Records:

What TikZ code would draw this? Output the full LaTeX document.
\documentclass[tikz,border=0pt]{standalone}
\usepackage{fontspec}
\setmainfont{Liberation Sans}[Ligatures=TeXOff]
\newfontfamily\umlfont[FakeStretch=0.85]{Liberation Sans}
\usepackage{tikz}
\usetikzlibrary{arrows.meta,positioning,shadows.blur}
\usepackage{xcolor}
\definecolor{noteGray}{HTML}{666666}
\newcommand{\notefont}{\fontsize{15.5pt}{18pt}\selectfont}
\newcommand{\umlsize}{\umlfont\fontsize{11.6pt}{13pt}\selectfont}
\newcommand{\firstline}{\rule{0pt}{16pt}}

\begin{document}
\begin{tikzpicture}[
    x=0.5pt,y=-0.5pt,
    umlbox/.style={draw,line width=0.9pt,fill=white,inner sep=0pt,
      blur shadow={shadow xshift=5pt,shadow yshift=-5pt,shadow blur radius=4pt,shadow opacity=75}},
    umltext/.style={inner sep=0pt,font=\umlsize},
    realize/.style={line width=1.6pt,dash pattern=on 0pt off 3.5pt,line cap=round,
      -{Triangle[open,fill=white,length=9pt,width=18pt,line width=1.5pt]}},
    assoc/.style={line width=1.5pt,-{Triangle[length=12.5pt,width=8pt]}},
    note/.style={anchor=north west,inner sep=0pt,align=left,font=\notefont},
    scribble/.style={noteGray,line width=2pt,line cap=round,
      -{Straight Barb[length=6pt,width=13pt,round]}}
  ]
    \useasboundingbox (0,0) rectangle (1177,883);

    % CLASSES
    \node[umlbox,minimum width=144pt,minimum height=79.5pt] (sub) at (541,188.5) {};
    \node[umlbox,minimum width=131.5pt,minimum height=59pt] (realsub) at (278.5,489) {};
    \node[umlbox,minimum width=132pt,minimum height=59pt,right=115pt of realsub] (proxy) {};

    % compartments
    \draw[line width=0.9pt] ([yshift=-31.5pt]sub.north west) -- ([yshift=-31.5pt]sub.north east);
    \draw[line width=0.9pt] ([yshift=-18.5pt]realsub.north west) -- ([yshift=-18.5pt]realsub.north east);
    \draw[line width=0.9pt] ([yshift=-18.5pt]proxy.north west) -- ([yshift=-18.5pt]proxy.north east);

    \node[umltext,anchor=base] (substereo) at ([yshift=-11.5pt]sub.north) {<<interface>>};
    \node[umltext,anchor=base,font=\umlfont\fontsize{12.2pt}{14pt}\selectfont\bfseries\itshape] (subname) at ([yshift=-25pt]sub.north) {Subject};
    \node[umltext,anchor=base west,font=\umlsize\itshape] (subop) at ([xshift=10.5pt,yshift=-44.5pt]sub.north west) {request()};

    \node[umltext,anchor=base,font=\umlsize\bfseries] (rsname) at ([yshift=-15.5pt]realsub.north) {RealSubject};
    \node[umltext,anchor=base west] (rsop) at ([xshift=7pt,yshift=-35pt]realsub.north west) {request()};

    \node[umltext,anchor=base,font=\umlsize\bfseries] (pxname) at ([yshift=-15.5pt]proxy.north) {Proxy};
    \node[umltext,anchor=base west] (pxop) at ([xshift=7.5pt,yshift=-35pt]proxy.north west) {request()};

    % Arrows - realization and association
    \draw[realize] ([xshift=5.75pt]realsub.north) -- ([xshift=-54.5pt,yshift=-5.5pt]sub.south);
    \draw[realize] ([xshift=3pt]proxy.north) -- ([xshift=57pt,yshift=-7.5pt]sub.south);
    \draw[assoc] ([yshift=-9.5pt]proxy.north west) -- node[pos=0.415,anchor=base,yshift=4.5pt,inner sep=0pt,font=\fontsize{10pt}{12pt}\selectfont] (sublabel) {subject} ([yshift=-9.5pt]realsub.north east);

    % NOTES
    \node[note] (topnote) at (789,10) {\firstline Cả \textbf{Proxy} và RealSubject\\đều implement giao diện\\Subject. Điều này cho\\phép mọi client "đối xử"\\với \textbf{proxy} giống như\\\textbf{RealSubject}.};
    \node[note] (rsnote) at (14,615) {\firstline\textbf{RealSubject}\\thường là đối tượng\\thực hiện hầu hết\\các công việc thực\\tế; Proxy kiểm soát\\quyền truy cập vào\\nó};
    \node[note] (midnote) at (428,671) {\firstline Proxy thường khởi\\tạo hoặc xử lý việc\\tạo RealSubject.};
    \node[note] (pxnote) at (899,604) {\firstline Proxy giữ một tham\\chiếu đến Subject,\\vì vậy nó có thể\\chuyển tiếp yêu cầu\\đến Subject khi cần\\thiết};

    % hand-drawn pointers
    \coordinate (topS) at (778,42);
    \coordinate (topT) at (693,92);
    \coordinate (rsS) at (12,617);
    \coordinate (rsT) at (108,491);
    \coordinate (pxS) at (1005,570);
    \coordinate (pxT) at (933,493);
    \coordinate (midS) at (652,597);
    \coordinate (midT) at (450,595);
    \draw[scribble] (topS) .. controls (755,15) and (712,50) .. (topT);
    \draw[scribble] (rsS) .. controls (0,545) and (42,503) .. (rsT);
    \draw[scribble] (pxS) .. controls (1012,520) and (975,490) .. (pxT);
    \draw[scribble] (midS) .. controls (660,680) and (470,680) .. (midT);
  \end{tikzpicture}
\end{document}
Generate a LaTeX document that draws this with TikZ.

Stated exercise:
Write down all the entries again without a single difference.

The output:
What TikZ code would draw this? Output the full LaTeX document.
\documentclass[tikz,border=0pt]{standalone}
\usepackage{fontspec}
\setmainfont{Liberation Sans}[Ligatures=TeXOff]
\newfontfamily\umlfont[FakeStretch=0.85]{Liberation Sans}
\usepackage{tikz}
\usetikzlibrary{arrows.meta,positioning,shadows.blur}
\usepackage{xcolor}
\definecolor{noteGray}{HTML}{666666}
\newcommand{\notefont}{\fontsize{15.5pt}{18pt}\selectfont}
\newcommand{\umlsize}{\umlfont\fontsize{11.6pt}{13pt}\selectfont}
\newcommand{\firstline}{\rule{0pt}{16pt}}

\begin{document}
\begin{tikzpicture}[
    x=0.5pt,y=-0.5pt,
    umlbox/.style={draw,line width=0.9pt,fill=white,inner sep=0pt,
      blur shadow={shadow xshift=5pt,shadow yshift=-5pt,shadow blur radius=4pt,shadow opacity=75}},
    umltext/.style={inner sep=0pt,font=\umlsize},
    realize/.style={line width=1.6pt,dash pattern=on 0pt off 3.5pt,line cap=round,
      -{Triangle[open,fill=white,length=9pt,width=18pt,line width=1.5pt]}},
    assoc/.style={line width=1.5pt,-{Triangle[length=12.5pt,width=8pt]}},
    note/.style={anchor=north west,inner sep=0pt,align=left,font=\notefont},
    scribble/.style={noteGray,line width=2pt,line cap=round,
      -{Straight Barb[length=6pt,width=13pt,round]}}
  ]
    \useasboundingbox (0,0) rectangle (1177,883);

    % CLASSES
    \node[umlbox,minimum width=144pt,minimum height=79.5pt] (sub) at (541,188.5) {};
    \node[umlbox,minimum width=131.5pt,minimum height=59pt] (realsub) at (278.5,489) {};
    \node[umlbox,minimum width=132pt,minimum height=59pt,right=115pt of realsub] (proxy) {};

    % compartments
    \draw[line width=0.9pt] ([yshift=-31.5pt]sub.north west) -- ([yshift=-31.5pt]sub.north east);
    \draw[line width=0.9pt] ([yshift=-18.5pt]realsub.north west) -- ([yshift=-18.5pt]realsub.north east);
    \draw[line width=0.9pt] ([yshift=-18.5pt]proxy.north west) -- ([yshift=-18.5pt]proxy.north east);

    \node[umltext,anchor=base] (substereo) at ([yshift=-11.5pt]sub.north) {<<interface>>};
    \node[umltext,anchor=base,font=\umlfont\fontsize{12.2pt}{14pt}\selectfont\bfseries\itshape] (subname) at ([yshift=-25pt]sub.north) {Subject};
    \node[umltext,anchor=base west,font=\umlsize\itshape] (subop) at ([xshift=10.5pt,yshift=-44.5pt]sub.north west) {request()};

    \node[umltext,anchor=base,font=\umlsize\bfseries] (rsname) at ([yshift=-15.5pt]realsub.north) {RealSubject};
    \node[umltext,anchor=base west] (rsop) at ([xshift=7pt,yshift=-35pt]realsub.north west) {request()};

    \node[umltext,anchor=base,font=\umlsize\bfseries] (pxname) at ([yshift=-15.5pt]proxy.north) {Proxy};
    \node[umltext,anchor=base west] (pxop) at ([xshift=7.5pt,yshift=-35pt]proxy.north west) {request()};

    % Arrows - realization and association
    \draw[realize] ([xshift=5.75pt]realsub.north) -- ([xshift=-54.5pt,yshift=-5.5pt]sub.south);
    \draw[realize] ([xshift=3pt]proxy.north) -- ([xshift=57pt,yshift=-7.5pt]sub.south);
    \draw[assoc] ([yshift=-9.5pt]proxy.north west) -- node[pos=0.415,anchor=base,yshift=4.5pt,inner sep=0pt,font=\fontsize{10pt}{12pt}\selectfont] (sublabel) {subject} ([yshift=-9.5pt]realsub.north east);

    % NOTES
    \node[note] (topnote) at (789,10) {\firstline Cả \textbf{Proxy} và RealSubject\\đều implement giao diện\\Subject. Điều này cho\\phép mọi client "đối xử"\\với \textbf{proxy} giống như\\\textbf{RealSubject}.};
    \node[note] (rsnote) at (14,615) {\firstline\textbf{RealSubject}\\thường là đối tượng\\thực hiện hầu hết\\các công việc thực\\tế; Proxy kiểm soát\\quyền truy cập vào\\nó};
    \node[note] (midnote) at (428,671) {\firstline Proxy thường khởi\\tạo hoặc xử lý việc\\tạo RealSubject.};
    \node[note] (pxnote) at (899,604) {\firstline Proxy giữ một tham\\chiếu đến Subject,\\vì vậy nó có thể\\chuyển tiếp yêu cầu\\đến Subject khi cần\\thiết};

    % hand-drawn pointers
    \coordinate (topS) at (778,42);
    \coordinate (topT) at (693,92);
    \coordinate (rsS) at (12,617);
    \coordinate (rsT) at (108,491);
    \coordinate (pxS) at (1005,570);
    \coordinate (pxT) at (933,493);
    \coordinate (midS) at (652,597);
    \coordinate (midT) at (450,595);
    \draw[scribble] (topS) .. controls (755,15) and (712,50) .. (topT);
    \draw[scribble] (rsS) .. controls (0,545) and (42,503) .. (rsT);
    \draw[scribble] (pxS) .. controls (1012,520) and (975,490) .. (pxT);
    \draw[scribble] (midS) .. controls (660,680) and (470,680) .. (midT);
  \end{tikzpicture}
\end{document}
Generate a LaTeX document that draws this with TikZ.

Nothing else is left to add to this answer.